Note: The function is currently untested (though I've confirmed it compiles). Let me know if it doesn't quite do what it should. Also, observe that the i and j variables do not refer to the same things as is your original post.
Indeed, you generally want to avoid loops (plain, nested, whatever) and anything mutable in functional programming.
There happens to be a very simple solution in F# (and probably almost every other functional language):
let convolution = Seq.zip seq1 seq2
The zip function simply combines the two sequences into one of pairs containing the element from seq1 and the element from seq2. As a note, there also exist similar zip functions for the List and Array modules, as well as variants for combining three lists into triples (zip3).

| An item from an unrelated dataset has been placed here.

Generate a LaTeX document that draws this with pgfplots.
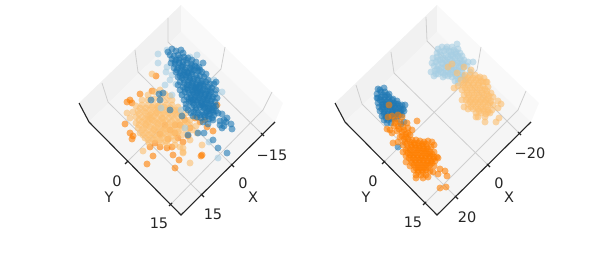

If you want tom ore generally zip (or "convolute") n lists into a list of n-tuples, then you'll need to write your own function, but it's pretty straightforward.
(I've been going by this description of convolution by the way - tell me if you mean something else.)
In principle, it should be possible to use the (Fast) Fourier Transform, or the related (Discrete) Cosine Transform, to calculate the convolution of two functions reasonably efficiently. You calculate the FFT for both functions, multiply them, and apply the inverse FFT on the result.
mathematical background
That's the theory. In practice you'd probably best find a math library that implements it for you.